WHAT IS NEEDED: In this exercise, the entries below include pictures. Repeat exactly the lines from the line with "What Plotly code" to the line with "fig = go.Figure()", including both, but without the pictures.

AVAILABLE RECORDS:

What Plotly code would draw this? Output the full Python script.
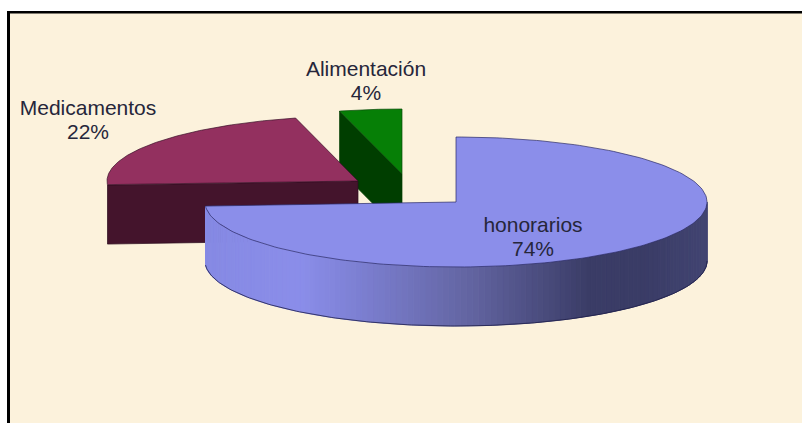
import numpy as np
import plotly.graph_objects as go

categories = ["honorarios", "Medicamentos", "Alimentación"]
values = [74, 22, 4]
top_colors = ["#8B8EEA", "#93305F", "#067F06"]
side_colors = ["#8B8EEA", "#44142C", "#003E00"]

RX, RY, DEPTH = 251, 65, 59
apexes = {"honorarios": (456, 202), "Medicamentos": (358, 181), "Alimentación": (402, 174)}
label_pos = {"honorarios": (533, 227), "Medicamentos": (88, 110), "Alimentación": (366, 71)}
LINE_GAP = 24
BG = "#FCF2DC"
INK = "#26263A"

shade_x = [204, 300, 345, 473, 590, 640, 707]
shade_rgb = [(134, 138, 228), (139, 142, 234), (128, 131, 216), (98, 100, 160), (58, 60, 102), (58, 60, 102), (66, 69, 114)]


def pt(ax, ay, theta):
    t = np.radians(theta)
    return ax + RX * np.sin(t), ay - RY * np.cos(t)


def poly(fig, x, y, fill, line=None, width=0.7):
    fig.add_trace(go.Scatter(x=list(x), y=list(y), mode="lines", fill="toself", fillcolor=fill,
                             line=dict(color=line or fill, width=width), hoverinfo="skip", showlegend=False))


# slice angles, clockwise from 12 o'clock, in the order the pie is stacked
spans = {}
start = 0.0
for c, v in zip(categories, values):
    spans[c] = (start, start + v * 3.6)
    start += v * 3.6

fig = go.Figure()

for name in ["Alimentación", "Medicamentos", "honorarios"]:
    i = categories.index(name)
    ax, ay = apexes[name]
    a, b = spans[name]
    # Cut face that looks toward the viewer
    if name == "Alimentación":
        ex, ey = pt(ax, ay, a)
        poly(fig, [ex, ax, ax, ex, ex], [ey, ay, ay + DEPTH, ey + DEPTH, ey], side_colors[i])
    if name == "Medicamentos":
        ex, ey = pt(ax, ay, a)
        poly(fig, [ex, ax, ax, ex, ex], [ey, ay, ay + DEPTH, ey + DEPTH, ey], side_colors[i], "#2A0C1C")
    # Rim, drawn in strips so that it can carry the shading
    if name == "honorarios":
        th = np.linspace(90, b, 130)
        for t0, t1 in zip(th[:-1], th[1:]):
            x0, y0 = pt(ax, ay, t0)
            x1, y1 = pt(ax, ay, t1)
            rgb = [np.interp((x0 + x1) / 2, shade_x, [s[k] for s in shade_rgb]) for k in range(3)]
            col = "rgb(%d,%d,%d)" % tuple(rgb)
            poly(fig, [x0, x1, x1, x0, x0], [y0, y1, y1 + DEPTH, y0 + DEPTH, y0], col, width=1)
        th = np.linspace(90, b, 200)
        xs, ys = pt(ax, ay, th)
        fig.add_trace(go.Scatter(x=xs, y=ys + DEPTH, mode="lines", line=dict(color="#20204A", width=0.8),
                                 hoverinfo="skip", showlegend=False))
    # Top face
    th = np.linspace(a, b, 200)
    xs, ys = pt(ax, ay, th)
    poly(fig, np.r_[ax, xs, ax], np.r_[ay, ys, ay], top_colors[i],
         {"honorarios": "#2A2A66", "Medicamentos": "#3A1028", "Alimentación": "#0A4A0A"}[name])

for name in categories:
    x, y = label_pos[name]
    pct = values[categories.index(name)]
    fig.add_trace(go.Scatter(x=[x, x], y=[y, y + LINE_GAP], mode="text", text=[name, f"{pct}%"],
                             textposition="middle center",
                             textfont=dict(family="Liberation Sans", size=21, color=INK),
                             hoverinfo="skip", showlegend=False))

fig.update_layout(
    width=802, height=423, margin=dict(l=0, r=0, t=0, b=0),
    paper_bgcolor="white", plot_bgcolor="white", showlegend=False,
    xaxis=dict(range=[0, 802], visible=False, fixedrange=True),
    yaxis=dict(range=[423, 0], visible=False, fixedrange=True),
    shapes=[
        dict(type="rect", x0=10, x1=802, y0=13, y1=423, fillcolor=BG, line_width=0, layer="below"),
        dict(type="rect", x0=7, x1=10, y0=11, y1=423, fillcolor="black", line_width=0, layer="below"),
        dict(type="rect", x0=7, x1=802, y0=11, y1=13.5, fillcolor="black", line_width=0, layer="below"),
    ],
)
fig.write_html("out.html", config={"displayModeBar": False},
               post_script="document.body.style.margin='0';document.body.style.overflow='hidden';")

* * *

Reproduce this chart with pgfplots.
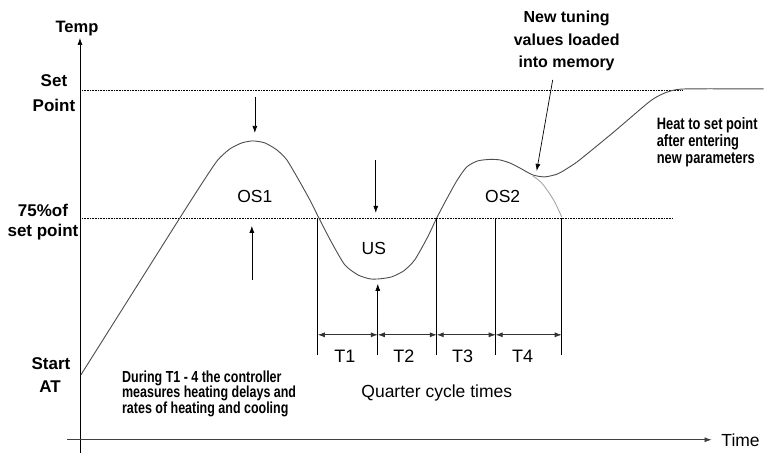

TASK ANSWER:
What Plotly code would draw this? Output the full Python script.
import numpy as np
import plotly.graph_objects as go

categories = ["honorarios", "Medicamentos", "Alimentación"]
values = [74, 22, 4]
top_colors = ["#8B8EEA", "#93305F", "#067F06"]
side_colors = ["#8B8EEA", "#44142C", "#003E00"]

RX, RY, DEPTH = 251, 65, 59
apexes = {"honorarios": (456, 202), "Medicamentos": (358, 181), "Alimentación": (402, 174)}
label_pos = {"honorarios": (533, 227), "Medicamentos": (88, 110), "Alimentación": (366, 71)}
LINE_GAP = 24
BG = "#FCF2DC"
INK = "#26263A"

shade_x = [204, 300, 345, 473, 590, 640, 707]
shade_rgb = [(134, 138, 228), (139, 142, 234), (128, 131, 216), (98, 100, 160), (58, 60, 102), (58, 60, 102), (66, 69, 114)]


def pt(ax, ay, theta):
    t = np.radians(theta)
    return ax + RX * np.sin(t), ay - RY * np.cos(t)


def poly(fig, x, y, fill, line=None, width=0.7):
    fig.add_trace(go.Scatter(x=list(x), y=list(y), mode="lines", fill="toself", fillcolor=fill,
                             line=dict(color=line or fill, width=width), hoverinfo="skip", showlegend=False))


# slice angles, clockwise from 12 o'clock, in the order the pie is stacked
spans = {}
start = 0.0
for c, v in zip(categories, values):
    spans[c] = (start, start + v * 3.6)
    start += v * 3.6

fig = go.Figure()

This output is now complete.